London has accused Moscow of being behind the poisoning of Sergei and Yulia Skripal, who remain in a critical-but-stable condition in hospital.
Russia has denied any involvement and said it will only respond to British requests to provide answers about the poisoning if it can access samples of the substance.
Sergei Lavrov, Russia’s foreign minister, said London was obliged to allow Russia to see the samples because both countries were signatories to the Chemical Weapons Convention (CWC).
But experts have rejected Russia's claims.
“There is no specific requirement for the state that has a concern to share a sample with the state that has caused the concern,” said Dr Ralf Trapp, an international disarmament consultant based in France.
Specialists from the Organisation for the Prohibition of Chemical Weapons (OPCW) — which administers the CWC — are currently in the UK examining the nerve agent, at the request of the British government.
“Russia has no right to have access to the samples,” said Professor Alastair Hay, a chemical warfare expert from Leeds University.
“I suspect, but maybe wrong, that the UK would not want to run the risk of Russia investigating the samples and claiming it had either found nothing or something quite different. That would then develop into an unhelpful argument.”
The CWC is a 1997 arms control treaty that outlaws the use or stockpiling of the substances. It was signed by 192 countries, including Russia and the UK.
"The entire Russian chemical arsenal was completely eliminated on September 27, 2017, as confirmed by an authorised international agency, the Organisation for the Prohibition of Chemical Weapons (OPCW) that consists of 192 member-states, including the United Kingdom," said Russia's Foreign Ministry in a statement on its website.

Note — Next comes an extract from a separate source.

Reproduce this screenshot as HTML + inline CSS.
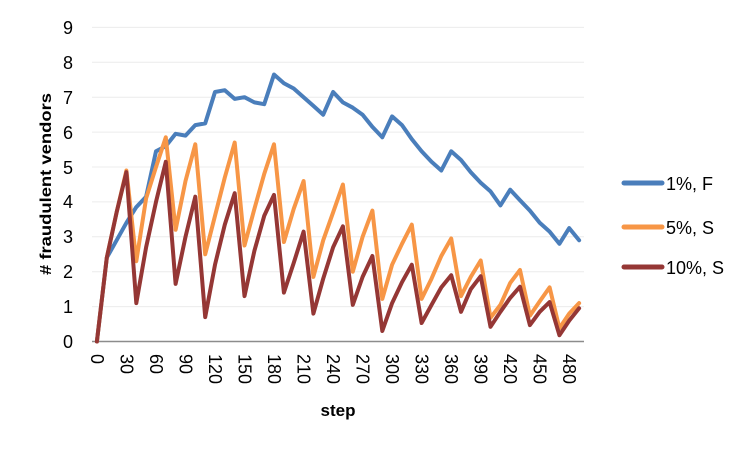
<!DOCTYPE html>
<html><head><meta charset="utf-8"><style>
html,body{margin:0;padding:0;background:#fff;}
svg{display:block;font-family:"Liberation Sans",sans-serif;}
</style></head><body>
<svg width="750" height="451" viewBox="0 0 750 451" xmlns="http://www.w3.org/2000/svg">
<g stroke="#ececec" stroke-width="1">
<line x1="92" x2="584" y1="27.4" y2="27.4"/>
<line x1="92" x2="584" y1="62.3" y2="62.3"/>
<line x1="92" x2="584" y1="97.2" y2="97.2"/>
<line x1="92" x2="584" y1="132.1" y2="132.1"/>
<line x1="92" x2="584" y1="167" y2="167"/>
<line x1="92" x2="584" y1="201.9" y2="201.9"/>
<line x1="92" x2="584" y1="236.8" y2="236.8"/>
<line x1="92" x2="584" y1="271.7" y2="271.7"/>
<line x1="92" x2="584" y1="306.6" y2="306.6"/>
</g>
<line x1="92" x2="584" y1="341.5" y2="341.5" stroke="#8c8c8c" stroke-width="1.5"/>
<g font-size="18" fill="#000" text-anchor="middle">
<text x="68" y="348">0</text><text x="68" y="313">1</text><text x="68" y="278">2</text>
<text x="68" y="243">3</text><text x="68" y="208">4</text><text x="68" y="174">5</text>
<text x="68" y="139">6</text><text x="68" y="104">7</text><text x="68" y="69">8</text>
<text x="68" y="34">9</text>
</g>
<g id="xl" font-size="18" fill="#000"></g>
<text transform="translate(51,184) rotate(-90)" text-anchor="middle" font-size="16" font-weight="bold" textLength="182" lengthAdjust="spacingAndGlyphs">#  fraudulent vendors</text>
<text x="338" y="416" text-anchor="middle" font-size="17" font-weight="bold">step</text>
<g fill="none" stroke-width="4" stroke-linejoin="round" stroke-linecap="round" id="series"></g>
<g stroke-width="5" stroke-linecap="round">
<line x1="624" x2="662" y1="183" y2="183" stroke="#4a7ebb"/>
<line x1="624" x2="662" y1="227" y2="227" stroke="#f79646"/>
<line x1="624" x2="662" y1="267" y2="267" stroke="#953735"/>
</g>
<g font-size="18" fill="#000">
<text x="666" y="190">1%, F</text>
<text x="666" y="234">5%, S</text>
<text x="666" y="274">10%, S</text>
</g>
<script>
(function(){
var ns="http://www.w3.org/2000/svg";
var B=[0,2.4,2.9,3.4,3.85,4.15,5.45,5.6,5.95,5.9,6.2,6.25,7.15,7.2,6.95,7.0,6.85,6.8,7.65,7.4,7.25,7.0,6.75,6.5,7.15,6.85,6.7,6.5,6.15,5.85,6.45,6.2,5.8,5.45,5.15,4.9,5.45,5.2,4.85,4.55,4.3,3.9,4.35,4.05,3.75,3.4,3.15,2.8,3.25,2.9];
var O=[0,2.4,3.7,4.9,2.3,4.1,5.0,5.85,3.2,4.6,5.65,2.5,3.6,4.7,5.7,2.75,3.8,4.8,5.65,2.85,3.8,4.6,1.85,2.9,3.7,4.5,2.0,3.0,3.75,1.22,2.2,2.8,3.35,1.22,1.8,2.45,2.95,1.3,1.85,2.32,0.68,1.05,1.68,2.05,0.74,1.15,1.55,0.38,0.8,1.1];
var R=[0,2.4,3.7,4.85,1.1,2.7,4.0,5.15,1.65,3.0,4.15,0.7,2.2,3.35,4.25,1.3,2.6,3.6,4.2,1.4,2.25,3.15,0.8,1.8,2.7,3.3,1.05,1.85,2.45,0.3,1.1,1.7,2.2,0.53,1.05,1.55,1.9,0.85,1.5,1.87,0.42,0.85,1.25,1.57,0.47,0.85,1.13,0.18,0.6,0.95];
function X(i){return 92+9.84*(i+0.5);}
function Y(v){return 341.5-34.9*v;}
var g=document.getElementById("series");
[[B,"#4a7ebb"],[O,"#f79646"],[R,"#953735"]].forEach(function(s){
 var p=document.createElementNS(ns,"polyline");
 p.setAttribute("points",s[0].map(function(v,i){return X(i).toFixed(1)+","+Y(v).toFixed(1);}).join(" "));
 p.setAttribute("stroke",s[1]);g.appendChild(p);});
var xl=document.getElementById("xl");
for(var k=0;k<=16;k++){var x=X(3*k)-6;var t=document.createElementNS(ns,"text");
 t.setAttribute("x",x);t.setAttribute("y",354);t.setAttribute("transform","rotate(90 "+x+" 354)");
 t.textContent=String(30*k);xl.appendChild(t);}
})();
</script>
</svg>
</body></html>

"The Russian Federation — which has been groundlessly accused by the United Kingdom of using the Novichok nerve gas — has never manufactured, stockpiled or adopted it.
"Although the British side has created an extremely unhealthy situation around the Skripal case, Russia confirmed its readiness for open and constructive cooperation with the United Kingdom, in line with the OPCW regulations and under other international treaties and agreements that might apply to the investigation of the Salisbury incident."